Gazprom a déclaré qu'il avait coupé les livraisons à la Pologne et à la Bulgarie pour défaut de paiement du gaz en roubles, la réponse la plus dure de Moscou à ce jour aux sanctions imposées par l'Occident en raison du conflit en Ukraine.

"L'annonce par Gazprom de l'arrêt unilatéral de la livraison de gaz à ses clients en Europe est une nouvelle tentative de la Russie d'utiliser le gaz comme instrument de chantage", a déclaré Ursula von der Leyen, présidente de la Commission européenne.

"C'est injustifié et inacceptable. Et cela montre une fois de plus le manque de fiabilité de la Russie en tant que fournisseur de gaz", a-t-elle déclaré dans un communiqué.

Mme Von der Leyen a déclaré que l'UE était préparée à ce scénario et qu'elle poursuivrait son travail pour garantir des approvisionnements alternatifs en gaz et pour que les stocks de gaz soient remplis. Les règles de l'UE exigent que tous les pays disposent d'un plan d'urgence pour faire face à un choc d'approvisionnement en gaz. Le stockage de gaz de l'UE est actuellement rempli à 32 %.

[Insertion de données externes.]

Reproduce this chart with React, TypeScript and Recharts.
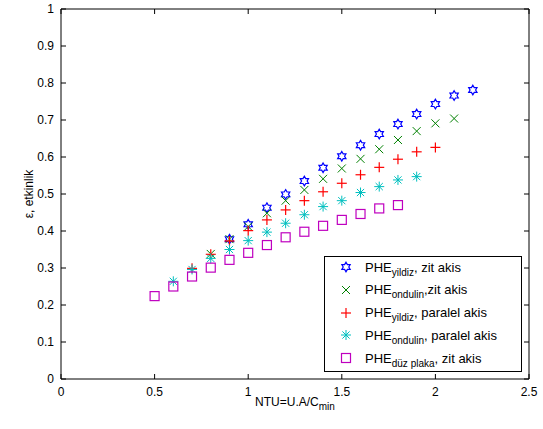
import { Legend, Scatter, ScatterChart, XAxis, YAxis } from 'recharts';

const ntuYildizZit = [0.9, 1.0, 1.1, 1.2, 1.3, 1.4, 1.5, 1.6, 1.7, 1.8, 1.9, 2.0, 2.1, 2.2];
const epsYildizZit = [0.378, 0.418, 0.463, 0.499, 0.535, 0.571, 0.602, 0.632, 0.662, 0.689, 0.716, 0.743, 0.766, 0.781];

const ntuOndulinZit = [0.8, 0.9, 1.0, 1.1, 1.2, 1.3, 1.4, 1.5, 1.6, 1.7, 1.8, 1.9, 2.0, 2.1];
const epsOndulinZit = [0.338, 0.378, 0.412, 0.448, 0.482, 0.511, 0.541, 0.569, 0.595, 0.621, 0.646, 0.67, 0.691, 0.704];

const ntuYildizParalel = [0.7, 0.8, 0.9, 1.0, 1.1, 1.2, 1.3, 1.4, 1.5, 1.6, 1.7, 1.8, 1.9, 2.0];
const epsYildizParalel = [0.299, 0.337, 0.373, 0.401, 0.43, 0.457, 0.482, 0.506, 0.529, 0.552, 0.572, 0.594, 0.614, 0.626];

const ntuOndulinParalel = [0.6, 0.7, 0.8, 0.9, 1.0, 1.1, 1.2, 1.3, 1.4, 1.5, 1.6, 1.7, 1.8, 1.9];
const epsOndulinParalel = [0.264, 0.296, 0.326, 0.35, 0.374, 0.397, 0.421, 0.444, 0.466, 0.482, 0.504, 0.52, 0.538, 0.547];

const ntuDuzPlaka = [0.5, 0.6, 0.7, 0.8, 0.9, 1.0, 1.1, 1.2, 1.3, 1.4, 1.5, 1.6, 1.7, 1.8];
const epsDuzPlaka = [0.224, 0.25, 0.277, 0.301, 0.322, 0.341, 0.362, 0.383, 0.398, 0.414, 0.43, 0.446, 0.461, 0.47];

const xTicks = [0, 0.5, 1, 1.5, 2, 2.5];
const yTicks = [0, 0.1, 0.2, 0.3, 0.4, 0.5, 0.6, 0.7, 0.8, 0.9, 1];

const FONT = '"Liberation Sans", Arial, sans-serif';

const BLUE = '#0000ff';
const GREEN = '#008000';
const RED = '#ff0000';
const CYAN = '#00bfbf';
const MAGENTA = '#bf00bf';

const toPoints = (xs: number[], ys: number[]) => xs.map((x, i) => ({ x, y: ys[i] }));

type MarkerKind = 'hexagram' | 'cross' | 'plus' | 'star' | 'square';

function Marker({ kind, cx, cy, color }: { kind: MarkerKind; cx: number; cy: number; color: string }) {
  if (kind === 'hexagram') {
    const pts: string[] = [];
    for (let i = 0; i < 12; i++) {
      const r = i % 2 === 0 ? 4.8 : 2.8;
      const a = (Math.PI / 6) * i - Math.PI / 2;
      pts.push(`${cx + r * Math.cos(a)},${cy + r * Math.sin(a)}`);
    }
    return <polygon points={pts.join(' ')} fill="none" stroke={color} strokeWidth={1.2} />;
  }
  if (kind === 'cross') {
    return (
      <g stroke={color} strokeWidth={1}>
        <line x1={cx - 4} y1={cy - 4} x2={cx + 4} y2={cy + 4} />
        <line x1={cx - 4} y1={cy + 4} x2={cx + 4} y2={cy - 4} />
      </g>
    );
  }
  if (kind === 'plus') {
    return (
      <g stroke={color} strokeWidth={1.2}>
        <line x1={cx - 5} y1={cy} x2={cx + 5} y2={cy} />
        <line x1={cx} y1={cy - 5} x2={cx} y2={cy + 5} />
      </g>
    );
  }
  if (kind === 'star') {
    return (
      <g stroke={color} strokeWidth={1}>
        <line x1={cx - 5} y1={cy} x2={cx + 5} y2={cy} />
        <line x1={cx} y1={cy - 5} x2={cx} y2={cy + 5} />
        <line x1={cx - 3.6} y1={cy - 3.6} x2={cx + 3.6} y2={cy + 3.6} />
        <line x1={cx - 3.6} y1={cy + 3.6} x2={cx + 3.6} y2={cy - 3.6} />
      </g>
    );
  }
  return <rect x={cx - 4.5} y={cy - 4.5} width={9} height={9} fill="none" stroke={color} strokeWidth={1.2} />;
}

const shapeOf = (kind: MarkerKind, color: string) => (props: any) =>
  <Marker kind={kind} cx={props.cx} cy={props.cy} color={color} />;

const legendRows: { kind: MarkerKind; color: string; sub: string; rest: string }[] = [
  { kind: 'hexagram', color: BLUE, sub: 'yildiz', rest: ', zit akis' },
  { kind: 'cross', color: GREEN, sub: 'ondulin', rest: ',zit akis' },
  { kind: 'plus', color: RED, sub: 'yildiz', rest: ', paralel akis' },
  { kind: 'star', color: CYAN, sub: 'ondulin', rest: ', paralel akis' },
  { kind: 'square', color: MAGENTA, sub: 'düz plaka', rest: ', zit akis' },
];

function LegendBox() {
  return (
    <div
      style={{
        width: 196,
        height: 114,
        border: '1px solid #000',
        background: '#fff',
        fontFamily: FONT,
        fontSize: 13,
        color: '#000',
        position: 'relative',
      }}
    >
      {legendRows.map((row, i) => (
        <div
          key={i}
          style={{ position: 'absolute', left: 0, top: 1 + i * 22.8, height: 18, display: 'flex', alignItems: 'center', whiteSpace: 'nowrap' }}
        >
          <svg width={40} height={18} style={{ display: 'block' }}>
            <Marker kind={row.kind} cx={21} cy={9} color={row.color} />
          </svg>
          <span>
            PHE
            <span style={{ fontSize: 10, position: 'relative', top: 4 }}>{row.sub}</span>
            {row.rest}
          </span>
        </div>
      ))}
    </div>
  );
}

const axisStroke = { stroke: '#000' };

export default function App() {
  return (
    <div style={{ position: 'absolute', left: 0, top: 0, width: 543, height: 429, background: '#fff' }}>
      <ScatterChart width={543} height={429} margin={{ top: 8, right: 13, bottom: 20, left: 0 }}>
        <XAxis
          xAxisId="bottom"
          type="number"
          dataKey="x"
          domain={[0, 2.5]}
          ticks={xTicks}
          height={30}
          tickSize={-5}
          tickMargin={13}
          axisLine={axisStroke}
          tickLine={axisStroke}
          tick={{ fill: '#000', fontSize: 12, fontFamily: FONT }}
          label={{
            content: ({ viewBox }: any) => (
              <text x={viewBox.x + viewBox.width / 2} y={406} textAnchor="middle" fontSize={12} fontFamily={FONT} fill="#000">
                NTU=U.A/C
                <tspan fontSize={10} dy={4}>min</tspan>
              </text>
            ),
          }}
        />
        <XAxis
          xAxisId="top"
          orientation="top"
          type="number"
          dataKey="x"
          domain={[0, 2.5]}
          ticks={xTicks}
          height={1}
          tickSize={-5}
          axisLine={axisStroke}
          tickLine={axisStroke}
          tick={() => <g />}
        />
        <YAxis
          yAxisId="left"
          type="number"
          dataKey="y"
          domain={[0, 1]}
          ticks={yTicks}
          width={61}
          tickSize={-5}
          tickMargin={12}
          axisLine={axisStroke}
          tickLine={axisStroke}
          tick={{ fill: '#000', fontSize: 12, fontFamily: FONT }}
          label={{
            content: ({ viewBox }: any) => (
              <text
                x={33}
                y={viewBox.y + viewBox.height / 2}
                transform={`rotate(-90, 33, ${viewBox.y + viewBox.height / 2})`}
                textAnchor="middle"
                fontSize={12}
                fontFamily={FONT}
                fill="#000"
              >
                ε, etkinlik
              </text>
            ),
          }}
        />
        <YAxis
          yAxisId="right"
          orientation="right"
          type="number"
          dataKey="y"
          domain={[0, 1]}
          ticks={yTicks}
          width={1}
          tickSize={-5}
          axisLine={axisStroke}
          tickLine={axisStroke}
          tick={() => <g />}
        />
        <Legend
          layout="vertical"
          align="center"
          verticalAlign="middle"
          wrapperStyle={{ position: 'absolute', left: 324, top: 256, width: 198, height: 116 }}
          content={() => <LegendBox />}
        />
        <Scatter
          name="PHE yildiz, zit akis"
          xAxisId="bottom"
          yAxisId="left"
          data={toPoints(ntuYildizZit, epsYildizZit)}
          shape={shapeOf('hexagram', BLUE)}
          isAnimationActive={false}
        />
        <Scatter
          name="PHE ondulin, zit akis"
          xAxisId="bottom"
          yAxisId="left"
          data={toPoints(ntuOndulinZit, epsOndulinZit)}
          shape={shapeOf('cross', GREEN)}
          isAnimationActive={false}
        />
        <Scatter
          name="PHE yildiz, paralel akis"
          xAxisId="bottom"
          yAxisId="left"
          data={toPoints(ntuYildizParalel, epsYildizParalel)}
          shape={shapeOf('plus', RED)}
          isAnimationActive={false}
        />
        <Scatter
          name="PHE ondulin, paralel akis"
          xAxisId="bottom"
          yAxisId="left"
          data={toPoints(ntuOndulinParalel, epsOndulinParalel)}
          shape={shapeOf('star', CYAN)}
          isAnimationActive={false}
        />
        {/* same [0,2.5]x[0,1] domains; bound to the top/right axes so the box axes render */}
        <Scatter
          name="PHE düz plaka, zit akis"
          xAxisId="top"
          yAxisId="right"
          data={toPoints(ntuDuzPlaka, epsDuzPlaka)}
          shape={shapeOf('square', MAGENTA)}
          isAnimationActive={false}
        />
      </ScatterChart>
    </div>
  );
}
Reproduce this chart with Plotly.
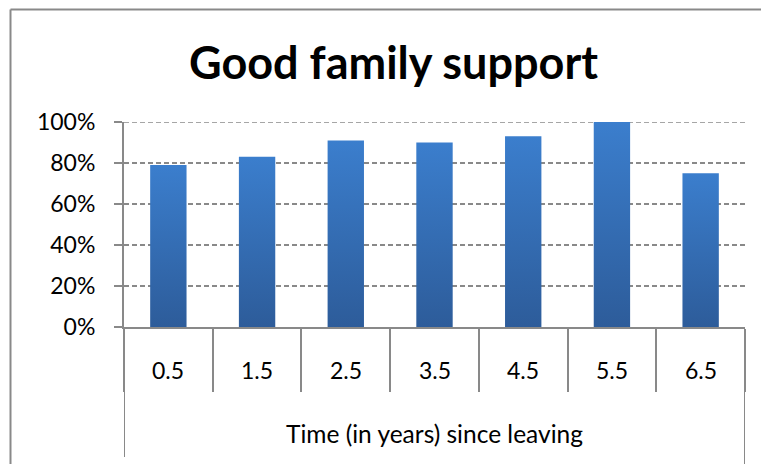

L'UE travaille à une réponse coordonnée à l'escalade de la Russie, a déclaré Mme von der Leyen, et le "groupe de coordination du gaz" de l'Union, composé de représentants des gouvernements nationaux et de l'industrie du gaz, se réunit mercredi matin.

Le ministère polonais du climat a déclaré mardi que ses approvisionnements énergétiques étaient sûrs et qu'il n'était pas nécessaire de limiter l'approvisionnement des consommateurs.

FRONT UNI

Bruxelles a cherché une réponse commune des pays de l'UE à la demande russe de paiements en roubles, après que Moscou a publié en mars un décret proposant aux acheteurs d'énergie d'ouvrir des comptes à la Gazprombank pour effectuer des paiements en euros ou en dollars, qui seraient ensuite convertis en roubles.

La Commission a déclaré que les entreprises devaient continuer à payer dans la devise convenue dans leurs contrats avec Gazprom - dont 97 % sont en euros ou en dollars - et que payer en roubles pourrait enfreindre les sanctions de l'UE contre la Russie.

Toutefois, Bruxelles a déclaré que les entreprises de l'UE pourraient être en mesure de payer légalement le gaz en vertu du décret de la Russie, par exemple, si les entreprises peuvent confirmer que leurs obligations contractuelles sont remplies lorsqu'elles déposent des euros auprès de Gazprombank, et non plus tard, après que la Russie a converti le paiement en roubles.

Le chancelier autrichien Karl Nehammer a déclaré mercredi que la Pologne et la Bulgarie avaient refusé d'utiliser le système de paiement prévu par le décret de la Russie - consistant à déposer des euros auprès de Gazprombank.

Les analystes ont déclaré que la question du paiement en roubles risquait de diviser le front uni du bloc contre la Russie au sujet de son invasion de l'Ukraine, si certains pays étaient prêts à payer en roubles.

Il n'était pas non plus clair dans l'immédiat si les entreprises envoyant des euros à Gazprombank, en vue de leur conversion en roubles, avaient obtenu la confirmation que leur dépôt d'euros marquerait la finalisation de la transaction, comme l'UE l'avait suggéré.

"L'UE doit collectivement refuser de jouer le jeu de la Russie", a déclaré Phuc-Vinh Nguyen, expert en énergie à l'Institut Jacques Delors, ajoutant que si un pays envoie des roubles, d'autres pourraient suivre, pour tenter d'éviter une coupure de l'approvisionnement en gaz.

"Le plus grand risque que je vois maintenant est celui d'une fragmentation de l'UE, au cas où certains acheteurs se plieraient à la demande de la Russie, tandis que d'autres ne le feraient pas", Simone Tagliapietra, chercheur principal au think-tank Bruegel basé à Bruxelles.

M. Nguyen a déclaré que les pays européens devraient se concentrer sur des mesures urgentes visant à réduire la consommation de gaz, par exemple en réduisant l'utilisation du chauffage et des climatiseurs, afin de conserver les réserves avant l'hiver.